_INFORMATION SHOWN_
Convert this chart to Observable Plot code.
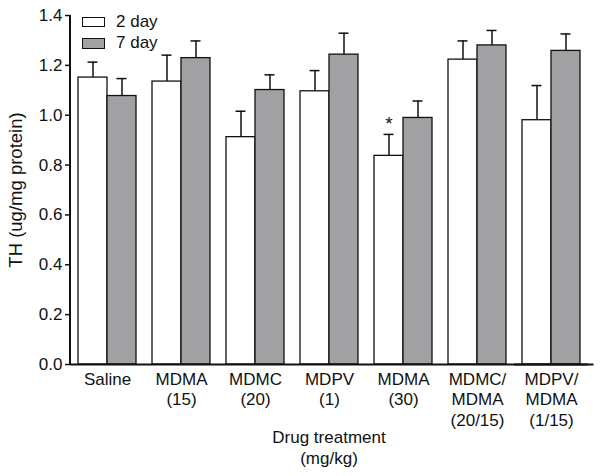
<!DOCTYPE html>
<html>
<head>
<meta charset="utf-8">
<script src="https://cdn.jsdelivr.net/npm/d3@7"></script>
<script src="https://cdn.jsdelivr.net/npm/@observablehq/plot@0.6"></script>
<style>
  html, body { margin: 0; padding: 0; background: #fff; }
  #wrap { position: relative; width: 604px; height: 476px; font-family: "Liberation Sans", Arial, Helvetica, sans-serif; color: #111; }
  #legend { position: absolute; left: 82px; top: 11px; font-size: 17px; }
  .item { display: flex; align-items: center; height: 21.5px; }
  .sw { width: 21px; height: 8.5px; border: 1.2px solid #111; margin-right: 11px; }
  #xtitle { position: absolute; left: 229px; width: 200px; top: 428px; text-align: center; font-size: 17px; line-height: 20.7px; }
</style>
</head>
<body>
<div id="wrap"><div id="legend"></div><div id="xtitle"></div></div>
<script>
// ---- data ----
const groups = ["Saline", "MDMA\n(15)", "MDMC\n(20)", "MDPV\n(1)", "MDMA\n(30)", "MDMC/\nMDMA\n(20/15)", "MDPV/\nMDMA\n(1/15)"];
const series = ["2 day", "7 day"];
const seriesColors = ["#ffffff", "#a1a1a4"];
const mean2day = [1.151, 1.135, 0.912, 1.096, 0.837, 1.223, 0.980];
const sem2day  = [0.062, 0.106, 0.104, 0.083, 0.086, 0.075, 0.139];
const mean7day = [1.077, 1.229, 1.101, 1.243, 0.989, 1.280, 1.258];
const sem7day  = [0.070, 0.069, 0.061, 0.086, 0.068, 0.060, 0.068];
const significant = [{group: "MDMA\n(30)", series: "2 day"}];
const yTicks = [0, 0.2, 0.4, 0.6, 0.8, 1.0, 1.2, 1.4];
const xTitleLines = ["Drug treatment", "(mg/kg)"];
const yTitle = "TH (ug/mg protein)";

const rows = [];
groups.forEach((g, i) => {
  rows.push({group: g, series: series[0], mean: mean2day[i], sem: sem2day[i]});
  rows.push({group: g, series: series[1], mean: mean7day[i], sem: sem7day[i]});
});
const errTop = d => d.mean + d.sem;
const stars = significant.map(s => rows.find(r => r.group === s.group && r.series === s.series));

const font = "Liberation Sans, Arial, Helvetica, sans-serif";
const ink = "#111";

const chart = Plot.plot({
  width: 604,
  height: 476,
  marginLeft: 70,
  marginRight: 6,
  marginTop: 15,
  marginBottom: 112,
  style: {fontFamily: font, fontSize: "17px", color: ink, background: "white"},
  fx: {domain: groups, paddingInner: 0, paddingOuter: 0.034, align: 0},
  x: {domain: series, paddingInner: 0, paddingOuter: 0.245, axis: null},
  y: {domain: [0, 1.4]},
  color: {domain: series, range: seriesColors},
  marks: [
    Plot.barY(rows, {fx: "group", x: "series", y: "mean", fill: "series", stroke: ink, strokeWidth: 1.3}),
    Plot.ruleX(rows, {fx: "group", x: "series", y1: "mean", y2: errTop, stroke: ink, strokeWidth: 1.5}),
    Plot.tickY(rows, {fx: "group", x: "series", y: errTop, stroke: ink, strokeWidth: 1.5, insetLeft: 9.5, insetRight: 9.5}),
    Plot.text(stars, {fx: "group", x: "series", y: errTop, text: () => "*", dy: -11, fontSize: 19, fill: ink}),
    Plot.axisY({ticks: yTicks, tickFormat: d3.format(".1f"), tickSize: 5, tickPadding: 3, strokeWidth: 1.5, fontSize: 17,
      label: null}),
    Plot.axisY({ticks: [], tickSize: 0, fontSize: 18.5,
      label: yTitle, labelAnchor: "center", labelArrow: "none", labelOffset: 62}),
    Plot.axisFx({anchor: "bottom", tickSize: 0, tickPadding: 6, lineHeight: 1.2, fontSize: 17, label: null}),
    Plot.ruleY([0], {stroke: ink, strokeWidth: 2}),
    Plot.ruleY([0], {facetAnchor: "right", insetRight: -5.5, stroke: ink, strokeWidth: 2})
  ]
});
document.getElementById("wrap").prepend(chart);

// y-axis domain line, placed from the plot's own scales
const fxRange = chart.scale("fx").range;
const yRange = chart.scale("y").range;
d3.select(chart).append("line")
  .attr("x1", fxRange[0]).attr("x2", fxRange[0])
  .attr("y1", yRange[0] + 1).attr("y2", yRange[1])
  .attr("stroke", ink).attr("stroke-width", 2);

// x-axis title
d3.select("#xtitle").selectAll("div").data(xTitleLines).join("div").text(d => d);

// legend
const legend = d3.select("#legend");
series.forEach((s, i) => {
  const item = legend.append("div").attr("class", "item");
  item.append("div").attr("class", "sw").style("background", seriesColors[i]);
  item.append("span").text(s);
});
</script>
</body>
</html>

_YOUR OBJECTIVE_
Give back the whole listing as it stands, minus its pictures.

_SOLVED PROBLEM_
Convert this chart to Observable Plot code.
<!DOCTYPE html>
<html>
<head>
<meta charset="utf-8">
<script src="https://cdn.jsdelivr.net/npm/d3@7"></script>
<script src="https://cdn.jsdelivr.net/npm/@observablehq/plot@0.6"></script>
<style>
  html, body { margin: 0; padding: 0; background: #fff; }
  #wrap { position: relative; width: 604px; height: 476px; font-family: "Liberation Sans", Arial, Helvetica, sans-serif; color: #111; }
  #legend { position: absolute; left: 82px; top: 11px; font-size: 17px; }
  .item { display: flex; align-items: center; height: 21.5px; }
  .sw { width: 21px; height: 8.5px; border: 1.2px solid #111; margin-right: 11px; }
  #xtitle { position: absolute; left: 229px; width: 200px; top: 428px; text-align: center; font-size: 17px; line-height: 20.7px; }
</style>
</head>
<body>
<div id="wrap"><div id="legend"></div><div id="xtitle"></div></div>
<script>
// ---- data ----
const groups = ["Saline", "MDMA\n(15)", "MDMC\n(20)", "MDPV\n(1)", "MDMA\n(30)", "MDMC/\nMDMA\n(20/15)", "MDPV/\nMDMA\n(1/15)"];
const series = ["2 day", "7 day"];
const seriesColors = ["#ffffff", "#a1a1a4"];
const mean2day = [1.151, 1.135, 0.912, 1.096, 0.837, 1.223, 0.980];
const sem2day  = [0.062, 0.106, 0.104, 0.083, 0.086, 0.075, 0.139];
const mean7day = [1.077, 1.229, 1.101, 1.243, 0.989, 1.280, 1.258];
const sem7day  = [0.070, 0.069, 0.061, 0.086, 0.068, 0.060, 0.068];
const significant = [{group: "MDMA\n(30)", series: "2 day"}];
const yTicks = [0, 0.2, 0.4, 0.6, 0.8, 1.0, 1.2, 1.4];
const xTitleLines = ["Drug treatment", "(mg/kg)"];
const yTitle = "TH (ug/mg protein)";

const rows = [];
groups.forEach((g, i) => {
  rows.push({group: g, series: series[0], mean: mean2day[i], sem: sem2day[i]});
  rows.push({group: g, series: series[1], mean: mean7day[i], sem: sem7day[i]});
});
const errTop = d => d.mean + d.sem;
const stars = significant.map(s => rows.find(r => r.group === s.group && r.series === s.series));

const font = "Liberation Sans, Arial, Helvetica, sans-serif";
const ink = "#111";

const chart = Plot.plot({
  width: 604,
  height: 476,
  marginLeft: 70,
  marginRight: 6,
  marginTop: 15,
  marginBottom: 112,
  style: {fontFamily: font, fontSize: "17px", color: ink, background: "white"},
  fx: {domain: groups, paddingInner: 0, paddingOuter: 0.034, align: 0},
  x: {domain: series, paddingInner: 0, paddingOuter: 0.245, axis: null},
  y: {domain: [0, 1.4]},
  color: {domain: series, range: seriesColors},
  marks: [
    Plot.barY(rows, {fx: "group", x: "series", y: "mean", fill: "series", stroke: ink, strokeWidth: 1.3}),
    Plot.ruleX(rows, {fx: "group", x: "series", y1: "mean", y2: errTop, stroke: ink, strokeWidth: 1.5}),
    Plot.tickY(rows, {fx: "group", x: "series", y: errTop, stroke: ink, strokeWidth: 1.5, insetLeft: 9.5, insetRight: 9.5}),
    Plot.text(stars, {fx: "group", x: "series", y: errTop, text: () => "*", dy: -11, fontSize: 19, fill: ink}),
    Plot.axisY({ticks: yTicks, tickFormat: d3.format(".1f"), tickSize: 5, tickPadding: 3, strokeWidth: 1.5, fontSize: 17,
      label: null}),
    Plot.axisY({ticks: [], tickSize: 0, fontSize: 18.5,
      label: yTitle, labelAnchor: "center", labelArrow: "none", labelOffset: 62}),
    Plot.axisFx({anchor: "bottom", tickSize: 0, tickPadding: 6, lineHeight: 1.2, fontSize: 17, label: null}),
    Plot.ruleY([0], {stroke: ink, strokeWidth: 2}),
    Plot.ruleY([0], {facetAnchor: "right", insetRight: -5.5, stroke: ink, strokeWidth: 2})
  ]
});
document.getElementById("wrap").prepend(chart);

// y-axis domain line, placed from the plot's own scales
const fxRange = chart.scale("fx").range;
const yRange = chart.scale("y").range;
d3.select(chart).append("line")
  .attr("x1", fxRange[0]).attr("x2", fxRange[0])
  .attr("y1", yRange[0] + 1).attr("y2", yRange[1])
  .attr("stroke", ink).attr("stroke-width", 2);

// x-axis title
d3.select("#xtitle").selectAll("div").data(xTitleLines).join("div").text(d => d);

// legend
const legend = d3.select("#legend");
series.forEach((s, i) => {
  const item = legend.append("div").attr("class", "item");
  item.append("div").attr("class", "sw").style("background", seriesColors[i]);
  item.append("span").text(s);
});
</script>
</body>
</html>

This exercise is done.